In some circumstances, the inputs used to measure fair value might be categorized within different levels of the fair value hierarchy. In those instances, the fair value measurement is categorized in its entirety in the fair value hierarchy based on the lowest level input that is significant to the fair value measurement.

 

Derivative Financial Instruments

 

The Company evaluates its financial instruments to determine if such instruments are derivatives or contain features that qualify as embedded derivatives in accordance with ASC Topic 815, “Derivatives and Hedging”. For derivative financial instruments that are accounted for as liabilities, the derivative instrument is initially recorded at its fair value on the grant date and is then re-valued at each reporting date, with changes in the fair value reported in the condensed statement of operations. The classification of derivative instruments, including whether such instruments should be recorded as liabilities or as equity, is evaluated at the end of each reporting period. Derivative liabilities are classified in the condensed balance sheets as current or non-current based on whether or not net-cash settlement or conversion of the instrument could be required within 12 months of the balance sheet date.

   

Over-allotment Liability

 

The over-allotment option is deemed to be a freestanding financial instrument indexed on the contingently redeemable shares and will be accounted for as a liability pursuant to the guidance contained in FASB ASC 480, “Distinguishing Liabilities from Equity”. In connection with the Initial Public Offering on April 24, 2025, the underwriters exercised the option and purchased 2,500,000 additional Units. On April 24, 2025, the underwriters advised the Company that it would not further exercise the option for the remaining 500,000 Units.
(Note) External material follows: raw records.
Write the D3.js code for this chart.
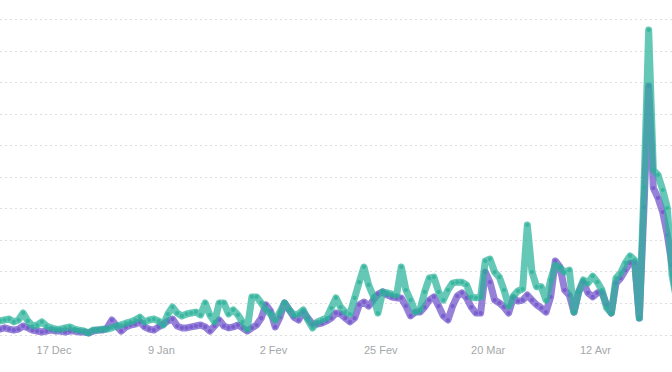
<!DOCTYPE html>
<html>
<head>
<meta charset="utf-8">
<script src="https://cdn.jsdelivr.net/npm/d3@7"></script>
<style>
  body { margin: 0; background: #fff; }
  .grid line { stroke: #dedede; stroke-width: 1; stroke-dasharray: 2,3; }
  .x-axis text { fill: #a3a8a8; font-family: "Liberation Sans", Arial, sans-serif; font-size: 11px; }
</style>
</head>
<body>
<div id="chart"></div>
<script>
var w = 672;
var h = 372;

// first day of the series, one value per day after that
var startDay = Date.UTC(2018, 11, 5);

var tealValues = [43, 46, 49, 40, 46, 68, 43, 27, 30, 40, 27, 21, 17, 17, 21, 24, 17, 14, 11, 5,
  14, 14, 17, 17, 21, 27, 30, 36, 40, 46, 55, 40, 46, 49, 43, 30, 65, 87, 68, 59,
  65, 68, 71, 62, 100, 62, 40, 100, 100, 65, 78, 62, 40, 17, 119, 119, 100, 78, 65, 46,
  71, 100, 78, 62, 65, 78, 46, 21, 40, 46, 52, 84, 116, 87, 71, 65, 116, 166, 214, 157,
  122, 68, 135, 132, 128, 125, 214, 141, 109, 71, 78, 135, 179, 182, 135, 109, 141, 163, 166, 166,
  157, 119, 116, 119, 233, 239, 198, 182, 141, 90, 122, 138, 144, 347, 198, 151, 151, 109, 173, 220,
  211, 198, 204, 71, 135, 173, 163, 185, 166, 141, 84, 68, 179, 195, 227, 249, 236, 52, 468, 965,
  521, 506, 458, 401, 189, 109];

var purpleValues = [17, 21, 17, 14, 17, 27, 21, 14, 11, 8, 11, 14, 11, 11, 8, 11, 11, 8, 8, 5,
  11, 14, 14, 21, 46, 27, 11, 24, 30, 33, 40, 24, 17, 14, 24, 33, 43, 49, 27, 21,
  21, 24, 27, 30, 24, 11, 27, 46, 27, 21, 24, 30, 21, 11, 21, 30, 52, 94, 74, 24,
  55, 100, 78, 55, 46, 71, 52, 33, 33, 36, 43, 52, 68, 65, 52, 40, 52, 94, 103, 90,
  109, 128, 135, 125, 119, 116, 116, 90, 59, 71, 71, 87, 109, 119, 90, 59, 46, 90, 122, 132,
  116, 87, 68, 68, 198, 166, 109, 100, 87, 68, 116, 106, 109, 125, 109, 94, 84, 71, 119, 233,
  214, 141, 125, 71, 135, 166, 132, 119, 132, 132, 94, 68, 163, 179, 204, 227, 227, 52, 404, 788,
  464, 433, 388, 315, 220, 109];

var tickDays = [Date.UTC(2018, 11, 17), Date.UTC(2019, 0, 9), Date.UTC(2019, 1, 2),
  Date.UTC(2019, 1, 25), Date.UTC(2019, 2, 20), Date.UTC(2019, 3, 12)];
var tickLabels = ["17 Dec", "9 Jan", "2 Fev", "25 Fev", "20 Mar", "12 Avr"];

var gridValues = [0, 100, 200, 300, 400, 500, 600, 700, 800, 900, 1000];

var DAY = 86400000;
function dayOf(i) { return new Date(startDay + i * DAY + DAY / 2); }

var svg = d3.select("#chart")
  .append("svg")
  .attr("width", w)
  .attr("height", h);

var xScale = d3.scaleUtc()
  .domain([new Date(tickDays[0]), new Date(tickDays[5])])
  .range([53.5, 595]);

var yScale = d3.scaleLinear()
  .domain([0, 1000])
  .range([334.5, 19]);

// dotted horizontal grid
svg.append("g")
  .attr("class", "grid")
  .selectAll("line")
  .data(gridValues)
  .enter()
  .append("line")
  .attr("x1", 0)
  .attr("x2", w)
  .attr("y1", function(d) { return Math.round(yScale(d)) + 0.5; })
  .attr("y2", function(d) { return Math.round(yScale(d)) + 0.5; });

var xAxis = d3.axisBottom(xScale)
  .tickValues(tickDays.map(function(d) { return new Date(d); }))
  .tickFormat(function(d, i) { return tickLabels[i]; })
  .tickSize(0)
  .tickPadding(12);

var gx = svg.append("g")
  .attr("class", "x-axis")
  .attr("transform", "translate(0,334)")
  .call(xAxis);
gx.select(".domain").remove();

var line = d3.line()
  .x(function(d, i) { return xScale(dayOf(i)); })
  .y(function(d) { return yScale(d); });

var series = [
  {name: "purple", values: purpleValues, color: "#6d50c9"},
  {name: "teal", values: tealValues, color: "#2ab199"}
];

series.forEach(function(s) {
  svg.append("path")
    .datum(s.values)
    .attr("fill", "none")
    .attr("stroke", s.color)
    .attr("stroke-opacity", 0.72)
    .attr("stroke-width", 7)
    .attr("stroke-linejoin", "round")
    .attr("stroke-linecap", "round")
    .attr("d", line);

  svg.append("g")
    .selectAll("circle")
    .data(s.values)
    .enter()
    .append("circle")
    .attr("cx", function(d, i) { return xScale(dayOf(i)); })
    .attr("cy", function(d) { return yScale(d); })
    .attr("r", 2.1)
    .attr("fill", s.color)
    .attr("fill-opacity", 0.7);
});
</script>
</body>
</html>
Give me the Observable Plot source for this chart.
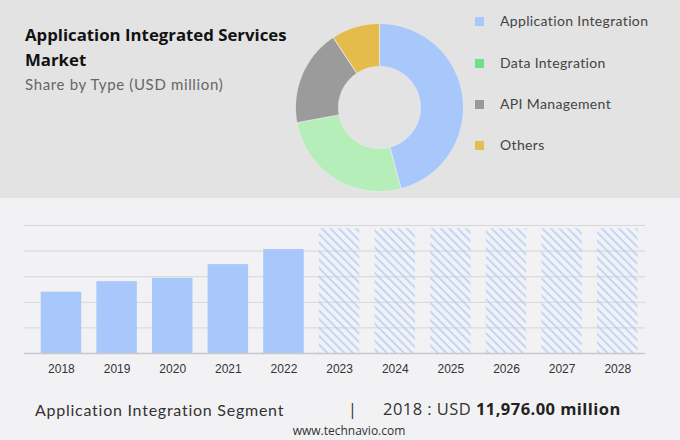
<!DOCTYPE html>
<html>
<head>
<meta charset="utf-8">
<script src="https://cdn.jsdelivr.net/npm/d3@7"></script>
<script src="https://cdn.jsdelivr.net/npm/@observablehq/plot@0.6"></script>
<style>
  html, body { margin: 0; padding: 0; }
  body { width: 680px; height: 440px; position: relative; overflow: hidden; background: #f2f2f4; }
  #top { position: absolute; left: 0; top: 0; width: 680px; height: 198px; background: #e3e3e3; }
  .abs { position: absolute; white-space: nowrap; }
  #title { left: 25px; top: 23px; font: 700 16.8px "Open Sans", sans-serif; line-height: 24.5px; color: #111; }
  #subtitle { left: 25px; top: 75px; font: 400 15px Lato, sans-serif; letter-spacing: 0.65px; color: #666; }
  .leg { position: absolute; left: 475px; font: 400 14px Lato, sans-serif; letter-spacing: 0.35px; color: #444; white-space: nowrap; }
  .leg span.sw { position: absolute; left: 0; width: 9px; height: 9px; }
  .leg span.tx { position: absolute; left: 25px; top: -9px; line-height: 18px; white-space: nowrap; }
  #donut { position: absolute; left: 289px; top: 17px; }
  #bars { position: absolute; left: 0; top: 205px; }
  #foot1 { left: 35px; top: 400px; font: 400 16px Lato, sans-serif; letter-spacing: 0.75px; color: #333; }
  #foot2 { left: 348px; top: 398px; font: 400 16px "Open Sans", sans-serif; color: #333; }
  #foot3 { left: 383px; top: 397px; font: 400 16.5px "Open Sans", sans-serif; letter-spacing: 0.45px; color: #333; }
  #foot3 b { font-weight: 700; color: #222; }
  #site { left: 0; width: 698px; text-align: center; top: 422px; font: 400 12px "Open Sans", sans-serif; color: #333; }
</style>
</head>
<body>
<svg width="0" height="0" style="position:absolute">
  <defs>
    <pattern id="hatch" patternUnits="userSpaceOnUse" width="6" height="6" patternTransform="rotate(-45)">
      <line x1="1" y1="0" x2="1" y2="6" stroke="#a8c8fc" stroke-width="1.3"></line>
    </pattern>
  </defs>
</svg>
<div id="top"></div>
<div id="title" class="abs">Application Integrated Services<br>Market</div>
<div id="subtitle" class="abs">Share by Type (USD million)</div>
<div id="legend"></div>
<div id="donut"></div>
<div id="bars"></div>
<div id="foot1" class="abs">Application Integration Segment</div>
<div id="foot2" class="abs">|</div>
<div id="foot3" class="abs">2018 : USD <b>11,976.00 million</b></div>
<div id="site" class="abs">www.technavio.com</div>
<script>
// ---- Data ----
const segments = ["Application Integration", "Data Integration", "API Management", "Others"];
const shares = [45.9, 26.2, 18.6, 9.3];
const sliceColors = ["#a8c8fc", "#b5eeb9", "#9b9b9b", "#e5bb4c"];
const legendColors = ["#a8c8fc", "#6ee08a", "#999999", "#e0c050"];

const years = ["2018", "2019", "2020", "2021", "2022", "2023", "2024", "2025", "2026", "2027", "2028"];
const historical = [11976, 14040, 14690, 17370, 20300, null, null, null, null, null, null];
const forecast = [null, null, null, null, null, 24350, 24350, 24350, 24350, 24350, 24350];
const yTicks = [0, 5000, 10000, 15000, 20000, 25000];

// ---- Legend ----
const legendTops = [21, 63, 104, 145];
const legend = document.getElementById("legend");
segments.forEach((s, i) => {
  const d = document.createElement("div");
  d.className = "leg";
  d.style.top = legendTops[i] + "px";
  d.innerHTML = `<span class="sw" style="top:-4.5px;background:${legendColors[i]}"></span><span class="tx">${s}</span>`;
  legend.appendChild(d);
});

// ---- Donut ----
const pie = d3.pie().sort(null).value(d => d.share)(segments.map((s, i) => ({segment: s, share: shares[i]})));
const R = 1, r = 0.488;
const pts = [];
pie.forEach(p => {
  const n = Math.max(8, Math.ceil((p.endAngle - p.startAngle) / 0.02));
  const outer = d3.range(n + 1).map(k => p.startAngle + (p.endAngle - p.startAngle) * k / n);
  outer.forEach(a => pts.push({segment: p.data.segment, x: R * Math.sin(a), y: R * Math.cos(a)}));
  outer.slice().reverse().forEach(a => pts.push({segment: p.data.segment, x: r * Math.sin(a), y: r * Math.cos(a)}));
  pts.push({segment: p.data.segment, x: R * Math.sin(p.startAngle), y: R * Math.cos(p.startAngle)});
});
const donut = Plot.plot({
  width: 180, height: 180, margin: 0,
  style: {background: "transparent", overflow: "visible"},
  x: {domain: [-1.0714, 1.0714], axis: null},
  y: {domain: [-1.0714, 1.0714], axis: null},
  color: {domain: segments, range: sliceColors},
  marks: [
    Plot.line(pts, {x: "x", y: "y", z: "segment", fill: "segment", stroke: "#e8e8e8", strokeWidth: 0.8, curve: "linear"})
  ]
});
document.getElementById("donut").appendChild(donut);

// ---- Bars ----
const rows = years.map((y, i) => ({year: y, hist: historical[i], fc: forecast[i]}));
const bars = Plot.plot({
  width: 680, height: 180,
  marginLeft: 24, marginRight: 35, marginTop: 20, marginBottom: 32,
  style: {background: "transparent", fontFamily: "'Liberation Sans', Arial, sans-serif", fontSize: "12px", color: "#333"},
  x: {domain: years, paddingInner: 0.272, paddingOuter: 0.2175, align: 0.69, round: false, label: null},
  y: {domain: [0, 25000], ticks: yTicks, axis: null},
  marks: [
    Plot.gridY(yTicks, {stroke: "#d6d6d6", strokeOpacity: 1, strokeWidth: 1}),
    Plot.barY(rows.filter(d => d.hist != null), {x: "year", y: "hist", fill: "#a8c8fc"}),
    Plot.barY(rows.filter(d => d.fc != null), {x: "year", y: "fc", fill: "url(#hatch)"}),
    Plot.ruleY([0], {stroke: "#c8c8c8", strokeWidth: 1.5}),
    Plot.axisX({tickSize: 0, tickPadding: 11, fontSize: 12, fill: "#333", label: null})
  ]
});
document.getElementById("bars").appendChild(bars);
</script>
</body>
</html>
As such, no liability was recognized upon the closing of the Initial Public Offering.

 

Warrant Instruments

 

The Company accounts for the Public Warrants issued in connection with the Initial Public Offering, the Private Placement Warrants and the NMSI Private Placement Warrants in accordance with the guidance contained in FASB ASC 815, “Derivatives and Hedging”. Under ASC 815-40, the Public Warrants and the Private Placement Warrants meet the criteria for equity treatment and as such will be recorded in shareholders’ deficit. The NMSI Private Placement Warrants do not meet the criteria for equity treatment and as such will be recorded as a liability and remeasured each period with changes recorded in the condensed statement of operations. If the Public and Private Placement Warrants no longer meet the criteria for equity treatment, they will record as a liability and remeasured each period with changes recorded in the condensed statement of operations.

   

Recent Accounting Standards

 

In November 2023, the FASB issued Accounting Standards Update 2023-07, “Segment Reporting — Improvements to Reportable Segment Disclosures.” This update requires public entities to disclose its significant segment expense categories and amounts for each reportable segment. The guidance is effective for fiscal years beginning after December 15, 2023, and interim periods within those fiscal years. As of March 31, 2025, the Company reported its operations as a single reportable segment, noting no disaggregation of Company activities, management or allocation of resources by geographic region, business activity or organizational method, thus this new guidance does not affect the disclosures. See Note 9 for further information.

 

Management does not believe that any other recently issued, but not yet effective, accounting standards, if currently adopted, would have a material effect on the Company’s unaudited condensed financial statements.